Pollster says ‘it’s too early to tell’

Newspoll, in its first poll of the campaign, has Labor holding a commanding 10 point lead – 55-45 per cent – over the coalition.


The result is at odds with two Galaxy polls at the weekend, one showing Labor and the coalition tied on 50-50 and the other having the government ahead 52-48.

All three polls make one consistent finding: Julia Gillard is streets ahead of Tony Abbott as preferred prime minister.

Newspoll CEO Martin O’Shannessy says the polls are showing a “very steady” result for Ms Gillard.

“She is entering the election campaign having re-established the base vote for Labor, much as Tony Abbott did for the coalition,” he told Sky News on Monday.

The Newspoll, published in The Australian newspaper on Monday, and the Galaxy poll, released by the Nine Network on Sunday – showing the parties locked at 50-50 – were showing much the same result.

“I think it’s just foolish to play up the differences,” Mr O’Shannessy said, adding both results were subject to a three-point margin of error.

“It’s a bit too early to get excited yet.”

Female voters are the primary reason for a surge in support for Labor and Ms Gillard, Mr O’Shannessy said.

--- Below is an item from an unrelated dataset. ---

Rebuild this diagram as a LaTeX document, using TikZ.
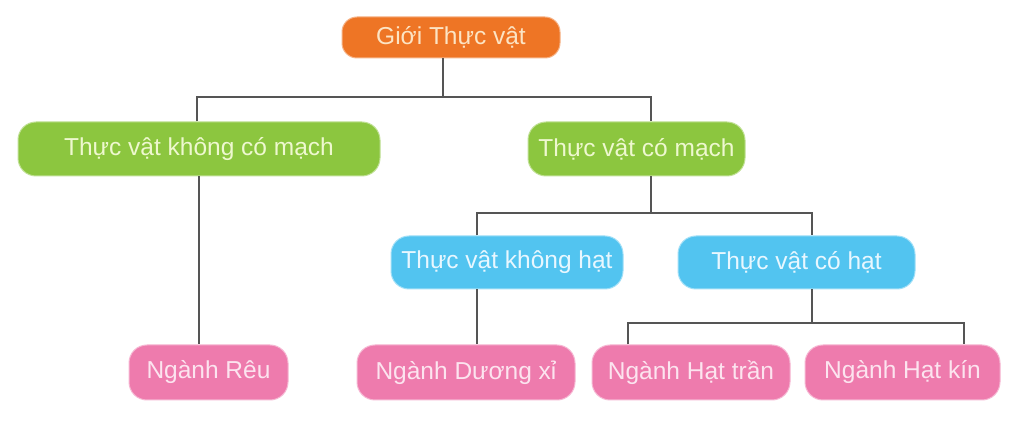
\documentclass[tikz,border=0pt]{standalone}
\usepackage{fontspec}
\setmainfont{Liberation Sans}
\definecolor{corange}{HTML}{EE7525}
\definecolor{cgreen}{HTML}{8CC63F}
\definecolor{cblue}{HTML}{52C4F0}
\definecolor{cpink}{HTML}{EE7BAD}
\definecolor{tor}{HTML}{FCE4C4}
\definecolor{tgr}{HTML}{EEF8CF}
\definecolor{tbl}{HTML}{E8F7FF}
\definecolor{tpk}{HTML}{FCE4EF}
\definecolor{cline}{HTML}{555555}
\tikzset{
  box/.style={rounded corners=18pt, inner sep=0pt, font=\fontsize{24.5}{28}\selectfont, line width=1pt},
  orbox/.style={box, rounded corners=15pt, fill=corange, draw=corange!55!white, text=tor},
  grbox/.style={box, fill=cgreen, draw=cgreen!55!white, text=tgr},
  blbox/.style={box, fill=cblue, draw=cblue!55!white, text=tbl},
  pkbox/.style={box, fill=cpink, draw=cpink!55!white, text=tpk},
  conn/.style={draw=cline, line width=1.8pt},
}
\begin{document}
\begin{tikzpicture}[x=1pt,y=-1pt]
\useasboundingbox[fill=white] (0,0) rectangle (1020,443);
\coordinate (b1) at (443,97);
\coordinate (l1) at (197,97);
\coordinate (r1) at (651,97);
\coordinate (b2) at (651,213);
\coordinate (l2) at (477,213);
\coordinate (r2) at (812,213);
\coordinate (b3) at (812,323);
\coordinate (l3) at (628,323);
\coordinate (r3) at (964,323);
\coordinate (m1) at (199,300);
% nodes
\node[orbox, minimum width=218pt, minimum height=41pt] (org) at (451,37.5) {Giới Thực vật};
\node[grbox, minimum width=362pt, minimum height=54pt] (gl) at (199,149) {Thực vật không có mạch};
\node[grbox, minimum width=217pt, minimum height=54pt] (gr) at (636.5,149) {Thực vật có mạch};
\node[blbox, minimum width=232pt, minimum height=53pt] (bl) at (507,262.5) {Thực vật không hạt};
\node[blbox, minimum width=237pt, minimum height=53pt] (br) at (796.5,262.5) {Thực vật có hạt};
\node[pkbox, minimum width=159pt, minimum height=55pt] (p1) at (208.5,372.5) {Ngành Rêu};
\node[pkbox, minimum width=218pt, minimum height=55pt] (p2) at (466,372.5) {Ngành Dương xỉ};
\node[pkbox, minimum width=198pt, minimum height=55pt] (p3) at (691,372.5) {Ngành Hạt trần};
\node[pkbox, minimum width=195pt, minimum height=55pt] (p4) at (902.5,372.5) {Ngành Hạt kín};
% connectors
\draw[conn] (org.south -| b1) -- (b1);
\draw[conn] (gl.north -| l1) -- (l1) -- (r1) -- (gr.north -| r1);
\draw[conn] (gl.south -| m1) -- (p1.north -| m1);
\draw[conn] (gr.south -| b2) -- (b2);
\draw[conn] (bl.north -| l2) -- (l2) -- (r2) -- (br.north -| r2);
\draw[conn] (bl.south -| l2) -- (p2.north -| l2);
\draw[conn] (br.south -| b3) -- (b3);
\draw[conn] (p3.north -| l3) -- (l3) -- (r3) -- (p4.north -| r3);
\end{tikzpicture}
\end{document}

“That may taper off or she may go on and win men as well, but right now it’s very early days.”

Opposition immigration spokesman Scott Morrison said there was no doubt Labor was the frontrunner.

He also played down Ms Gillard’s big lead as preferred prime minister.

“It’s not MasterChef,” he told ABC Radio.

“I think what people are waking up to is that they (Labor) might have changed leaders but policies haven’t changed.”

Finance Minister Lindsay Tanner rejects the suggestion Labor is the election frontrunner.

“You have got two fairly-new leaders,” he said.

“That means there is a level of uncertainty about this campaign that hasn’t been there in previous campaigns.”

Mr Tanner, who is leaving politics at the August 21 poll, said

Ms Gillard remained very popular in his electorate of Melbourne.

“But as I have said to people for years, you shouldn’t take my electorate as an indicator of anything about the wider community,” he said.